> DIRECTIONS FOR THIS TASK: Take every line from the first down to the line with "[np.nan] * 20" and set it down exactly, without the pictures.

[Code that draws figures]
+++
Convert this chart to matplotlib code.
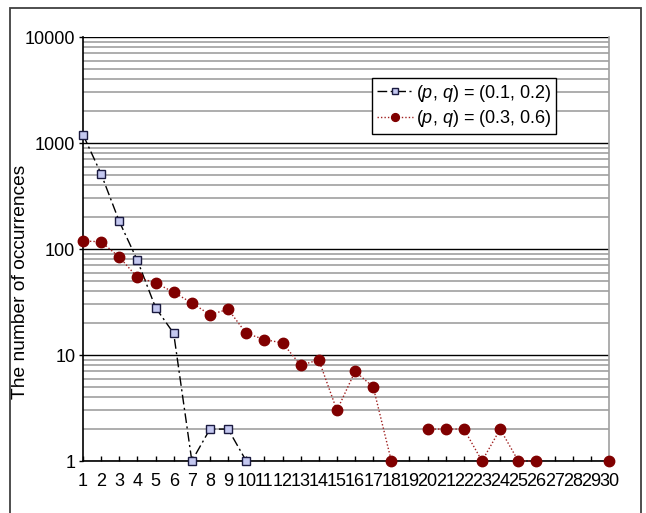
import numpy as np
import matplotlib
matplotlib.use("Agg")
import matplotlib.pyplot as plt
from matplotlib.patches import Rectangle
from matplotlib.ticker import FixedLocator, FixedFormatter, LogLocator, NullFormatter

plt.rcParams['font.family'] = ['Liberation Sans', 'DejaVu Sans']
plt.rcParams['mathtext.fontset'] = 'custom'
plt.rcParams['mathtext.it'] = 'Liberation Sans:italic'
plt.rcParams['mathtext.rm'] = 'Liberation Sans'

# x positions 1..30
lengths = list(range(1, 31))

# (p, q) = (0.1, 0.2); NaN where there is no occurrence
series_a = [1200, 510, 182, 78, 28, 16, 1, 2, 2, 1] + [np.nan] * 20

# (p, q) = (0.3, 0.6)
series_b = [119, 117, 84, 54, 48, 39, 31, 24, 27, 16,
            14, 13, 8, 9, 3, 7, 5, 1, np.nan, 2,
            2, 2, 1, 2, 1, 1, np.nan, np.nan, np.nan, 1]

label_a = r"($\mathit{p}$, $\mathit{q}$) = (0.1, 0.2)"
label_b = r"($\mathit{p}$, $\mathit{q}$) = (0.3, 0.6)"
ylabel = "The number of occurrences"
ytick_vals = [1, 10, 100, 1000, 10000]
ytick_labels = ["1", "10", "100", "1000", "10000"]

W, H = 646, 513
fig = plt.figure(figsize=(W / 100, H / 100), dpi=100)
ax = fig.add_axes([83 / W, 1 - 461 / H, (609 - 83) / W, (461 - 37) / H])

# outer chart frame
fig.patches.append(Rectangle((10 / W, -0.2), (641 - 10) / W, 1.2 - 8 / H,
                             transform=fig.transFigure, fill=False,
                             edgecolor='#404040', linewidth=1.3, zorder=0))

fs = 13

ax.set_yscale('log')
ax.set_ylim(1, 10000)
ax.set_xlim(1, 30)

# grid: gray minor lines, black decade lines
ax.yaxis.set_minor_locator(LogLocator(base=10, subs=np.arange(2, 10)))
ax.yaxis.set_minor_formatter(NullFormatter())
ax.grid(which='minor', axis='y', color='#a0a0a0', linewidth=1.2)
ax.grid(which='major', axis='y', color='black', linewidth=1.0)
ax.grid(which='major', axis='x', visible=False)
ax.set_axisbelow(True)

ax.plot(lengths, series_a, color='black', linewidth=1.0,
        linestyle=(0, (7, 2.5, 1.5, 2.5)), marker='s', markersize=6,
        markerfacecolor='#c4c8f0', markeredgecolor='#1a1a40',
        markeredgewidth=1.0, label=label_a, clip_on=False, zorder=3)
ax.plot(lengths, series_b, color='#a02020', linewidth=1.0,
        linestyle=(0, (1, 1.5)), marker='o', markersize=7.5,
        markerfacecolor='#800000', markeredgecolor='#800000',
        label=label_b, clip_on=False, zorder=4)

ax.yaxis.set_major_locator(FixedLocator(ytick_vals))
ax.yaxis.set_major_formatter(FixedFormatter(ytick_labels))
ax.set_xticks(lengths)
ax.set_xticklabels([str(v) for v in lengths])

ax.tick_params(axis='x', which='major', direction='in', length=3.5,
               width=1, labelsize=fs, pad=8.5)
ax.tick_params(axis='y', which='major', direction='out', length=3,
               width=1, labelsize=fs, pad=2.5)
ax.tick_params(axis='y', which='minor', length=0)

for side in ('left', 'bottom'):
    ax.spines[side].set_color('black')
    ax.spines[side].set_linewidth(1.2)
ax.spines['top'].set_visible(False)
ax.spines['right'].set_color('#a0a0a0')
ax.spines['right'].set_linewidth(1.2)

ax.set_ylabel(ylabel, fontsize=13.8)
ax.yaxis.set_label_coords((28.5 - 83) / (609 - 83), 1 - (281.5 - 37) / (461 - 37))

leg = ax.legend(loc='upper left', bbox_to_anchor=((372 - 83) / (609 - 83), 1 - (78 - 37) / (461 - 37)),
                fontsize=fs, frameon=True, fancybox=False, borderpad=0.25,
                labelspacing=0.25, handlelength=2.0, handletextpad=0.2,
                borderaxespad=0, framealpha=1, markerscale=0.75)
leg.get_frame().set_edgecolor('black')
leg.get_frame().set_linewidth(1.0)

fig.savefig('out.png', dpi=100)
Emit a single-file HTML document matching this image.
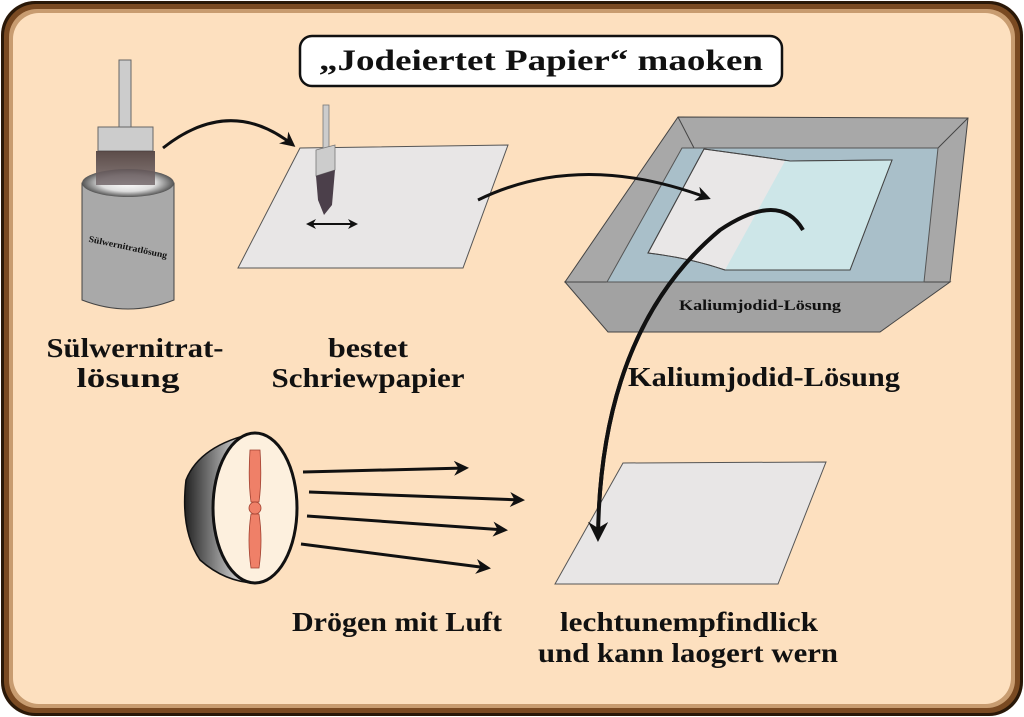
+++
> THE OUTPUT:
Convert this chart to matplotlib code.
import numpy as np
import matplotlib
matplotlib.use("Agg")
import matplotlib.pyplot as plt
from matplotlib.patches import Rectangle
from matplotlib.ticker import FixedLocator, FixedFormatter, LogLocator, NullFormatter

plt.rcParams['font.family'] = ['Liberation Sans', 'DejaVu Sans']
plt.rcParams['mathtext.fontset'] = 'custom'
plt.rcParams['mathtext.it'] = 'Liberation Sans:italic'
plt.rcParams['mathtext.rm'] = 'Liberation Sans'

# x positions 1..30
lengths = list(range(1, 31))

# (p, q) = (0.1, 0.2); NaN where there is no occurrence
series_a = [1200, 510, 182, 78, 28, 16, 1, 2, 2, 1] + [np.nan] * 20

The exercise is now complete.